───── Data excerpt ─────

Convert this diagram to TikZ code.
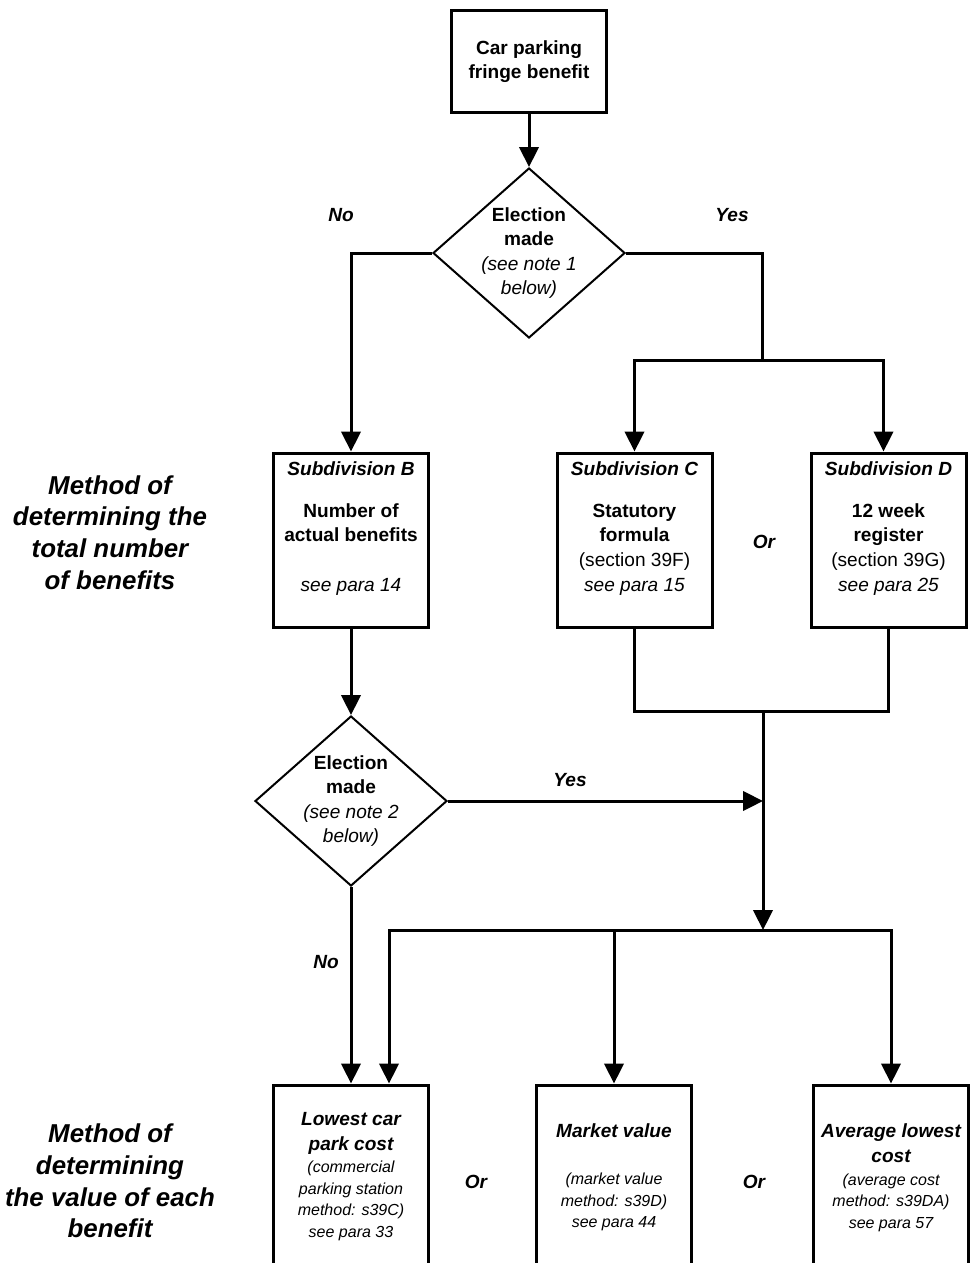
\documentclass[tikz,border=0pt]{standalone}
\usepackage{fontspec}
\setmainfont{Liberation Sans}
\usetikzlibrary{arrows.meta,shapes.geometric,positioning}
\newcommand\mainsz{\fontsize{14.3}{18.4}\selectfont}
\newcommand\smallsz{\fontsize{12}{16.2}\selectfont}
\newcommand\bigsz{\fontsize{19.4}{23.7}\selectfont}
\newcommand\bi{\bfseries\itshape}
\begin{document}
\begin{tikzpicture}[x=0.75pt,y=-0.75pt,
 box/.style={draw,line width=2.25pt,minimum width=116.25pt,minimum height=130.5pt,inner sep=0pt},
 lowbox/.style={box,minimum height=161.25pt},
 dec/.style={draw,diamond,line width=1.5pt,minimum width=144pt,minimum height=127.5pt,inner sep=0pt},
 txt/.style={align=center,inner sep=0pt,font=\mainsz},
 smalltxt/.style={align=center,inner sep=0pt,font=\smallsz},
 lab/.style={inner sep=0pt,font=\mainsz\bi},
 side/.style={align=center,inner sep=0pt,font=\bigsz\bi},
 conn/.style={line width=2.25pt},
 arr/.style={conn,-{Triangle[length=15pt,width=14.5pt]}}]
 \useasboundingbox (0,0) rectangle (970,1263);
 \clip (0,0) rectangle (970,1263);
 \node[box,minimum height=75.75pt,txt,font=\mainsz\bfseries] (top) at (529,61.5) {Car parking\\fringe benefit};
 \node[dec] (q1) at (529,253) {};
 \node[txt] (q1t) at (q1) {{\bfseries Election}\\{\bfseries made}\\{\itshape (see note 1}\\{\itshape below)}};
 \node[lab] (no1) at (341,215) {No};
 \node[lab] (yes1) at (732,215) {Yes};
 \node[box] (b) at (351,540) {};
 \node[box] (c) at (634.5,540) {};
 \node[box] (d) at (888.5,540) {};
 \node[txt,below=7.5pt of b.north] (bt) {{\bi Subdivision B}\\[13pt]{\bfseries Number of}\\{\bfseries actual benefits}\\[18.4pt]{\itshape see para 14}};
 \node[txt,below=7.5pt of c.north] (ct) {{\bi Subdivision C}\\[13pt]{\bfseries Statutory}\\{\bfseries formula}\\(section 39F)\\{\itshape see para 15}};
 \node[txt,below=7.5pt of d.north] (dt) {{\bi Subdivision D}\\[13pt]{\bfseries 12 week}\\{\bfseries register}\\(section 39G)\\{\itshape see para 25}};
 \node[lab] (or1) at (764,542) {Or};
 \node[side] (m1) at (110,532.5) {Method of\\determining the\\total number\\of benefits};
 \node[dec] (q2) at (351,801) {};
 \node[txt] (q2t) at (q2) {{\bfseries Election}\\{\bfseries made}\\{\itshape (see note 2}\\{\itshape below)}};
 \node[lab] (yes2) at (570,780) {Yes};
 \node[lab] (no2) at (326,962) {No};
 \node[lowbox] (e) at (351,1192.5) {};
 \node[lowbox] (f) at (614,1192.5) {};
 \node[lowbox] (g) at (891,1192.5) {};
 \node[smalltxt,below=21.75pt of e.north] (et) {{\mainsz\bi Lowest car}\\[2.25pt]{\mainsz\bi park cost}\\[0.5pt]{\itshape (commercial}\\{\itshape parking station}\\{\itshape method: s39C)}\\{\itshape see para 33}};
 \node[smalltxt,below=30pt of f.north] (ft) {{\mainsz\bi Market value}\\[19pt]{\itshape (market value}\\{\itshape method: s39D)}\\{\itshape see para 44}};
 \node[smalltxt,below=30pt of g.north] (gt) {{\mainsz\bi Average lowest}\\[2.25pt]{\mainsz\bi cost}\\[1pt]{\itshape (average cost}\\{\itshape method: s39DA)}\\{\itshape see para 57}};
 \node[lab] (or2) at (476,1182) {Or};
 \node[lab] (or3) at (754,1182) {Or};
 \node[side] (m2) at (110,1181) {Method of\\determining\\the value of each\\benefit};
 \coordinate (s1) at (762,360);
 \coordinate (s2) at (763,711);
 \coordinate (s3) at (763,930);
 \draw[arr] (top.south) -- (q1.north);
 \draw[arr] (q1.west) -| (b.north);
 \draw[conn] (q1.east) -| (s1);
 \draw[arr] (s1) -| (c.north);
 \draw[arr] (s1) -| ([xshift=-3.75pt]d.north);
 \draw[arr] (b.south) -- (q2.north);
 \draw[conn] (c.south) |- (s2) -| (d.south);
 \draw[arr] (s2) -- (s3);
 \draw[arr] (q2.east) -- (q2.east -| s2);
 \draw[arr] (q2.south) -- (q2.south |- e.north);
 \draw[arr] (s3) -| ([xshift=28.5pt]e.north);
 \draw[arr] (s3) -| (f.north);
 \draw[arr] (s3) -| (g.north);
\end{tikzpicture}
\end{document}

─────

Restate the data above word for word. Skip every picture.

Convert this diagram to TikZ code.
\documentclass[tikz,border=0pt]{standalone}
\usepackage{fontspec}
\setmainfont{Liberation Sans}
\usetikzlibrary{arrows.meta,shapes.geometric,positioning}
\newcommand\mainsz{\fontsize{14.3}{18.4}\selectfont}
\newcommand\smallsz{\fontsize{12}{16.2}\selectfont}
\newcommand\bigsz{\fontsize{19.4}{23.7}\selectfont}
\newcommand\bi{\bfseries\itshape}
\begin{document}
\begin{tikzpicture}[x=0.75pt,y=-0.75pt,
 box/.style={draw,line width=2.25pt,minimum width=116.25pt,minimum height=130.5pt,inner sep=0pt},
 lowbox/.style={box,minimum height=161.25pt},
 dec/.style={draw,diamond,line width=1.5pt,minimum width=144pt,minimum height=127.5pt,inner sep=0pt},
 txt/.style={align=center,inner sep=0pt,font=\mainsz},
 smalltxt/.style={align=center,inner sep=0pt,font=\smallsz},
 lab/.style={inner sep=0pt,font=\mainsz\bi},
 side/.style={align=center,inner sep=0pt,font=\bigsz\bi},
 conn/.style={line width=2.25pt},
 arr/.style={conn,-{Triangle[length=15pt,width=14.5pt]}}]
 \useasboundingbox (0,0) rectangle (970,1263);
 \clip (0,0) rectangle (970,1263);
 \node[box,minimum height=75.75pt,txt,font=\mainsz\bfseries] (top) at (529,61.5) {Car parking\\fringe benefit};
 \node[dec] (q1) at (529,253) {};
 \node[txt] (q1t) at (q1) {{\bfseries Election}\\{\bfseries made}\\{\itshape (see note 1}\\{\itshape below)}};
 \node[lab] (no1) at (341,215) {No};
 \node[lab] (yes1) at (732,215) {Yes};
 \node[box] (b) at (351,540) {};
 \node[box] (c) at (634.5,540) {};
 \node[box] (d) at (888.5,540) {};
 \node[txt,below=7.5pt of b.north] (bt) {{\bi Subdivision B}\\[13pt]{\bfseries Number of}\\{\bfseries actual benefits}\\[18.4pt]{\itshape see para 14}};
 \node[txt,below=7.5pt of c.north] (ct) {{\bi Subdivision C}\\[13pt]{\bfseries Statutory}\\{\bfseries formula}\\(section 39F)\\{\itshape see para 15}};
 \node[txt,below=7.5pt of d.north] (dt) {{\bi Subdivision D}\\[13pt]{\bfseries 12 week}\\{\bfseries register}\\(section 39G)\\{\itshape see para 25}};
 \node[lab] (or1) at (764,542) {Or};
 \node[side] (m1) at (110,532.5) {Method of\\determining the\\total number\\of benefits};
 \node[dec] (q2) at (351,801) {};
 \node[txt] (q2t) at (q2) {{\bfseries Election}\\{\bfseries made}\\{\itshape (see note 2}\\{\itshape below)}};
 \node[lab] (yes2) at (570,780) {Yes};
 \node[lab] (no2) at (326,962) {No};
 \node[lowbox] (e) at (351,1192.5) {};
 \node[lowbox] (f) at (614,1192.5) {};
 \node[lowbox] (g) at (891,1192.5) {};
 \node[smalltxt,below=21.75pt of e.north] (et) {{\mainsz\bi Lowest car}\\[2.25pt]{\mainsz\bi park cost}\\[0.5pt]{\itshape (commercial}\\{\itshape parking station}\\{\itshape method: s39C)}\\{\itshape see para 33}};
 \node[smalltxt,below=30pt of f.north] (ft) {{\mainsz\bi Market value}\\[19pt]{\itshape (market value}\\{\itshape method: s39D)}\\{\itshape see para 44}};
 \node[smalltxt,below=30pt of g.north] (gt) {{\mainsz\bi Average lowest}\\[2.25pt]{\mainsz\bi cost}\\[1pt]{\itshape (average cost}\\{\itshape method: s39DA)}\\{\itshape see para 57}};
 \node[lab] (or2) at (476,1182) {Or};
 \node[lab] (or3) at (754,1182) {Or};
 \node[side] (m2) at (110,1181) {Method of\\determining\\the value of each\\benefit};
 \coordinate (s1) at (762,360);
 \coordinate (s2) at (763,711);
 \coordinate (s3) at (763,930);
 \draw[arr] (top.south) -- (q1.north);
 \draw[arr] (q1.west) -| (b.north);
 \draw[conn] (q1.east) -| (s1);
 \draw[arr] (s1) -| (c.north);
 \draw[arr] (s1) -| ([xshift=-3.75pt]d.north);
 \draw[arr] (b.south) -- (q2.north);
 \draw[conn] (c.south) |- (s2) -| (d.south);
 \draw[arr] (s2) -- (s3);
 \draw[arr] (q2.east) -- (q2.east -| s2);
 \draw[arr] (q2.south) -- (q2.south |- e.north);
 \draw[arr] (s3) -| ([xshift=28.5pt]e.north);
 \draw[arr] (s3) -| (f.north);
 \draw[arr] (s3) -| (g.north);
\end{tikzpicture}
\end{document}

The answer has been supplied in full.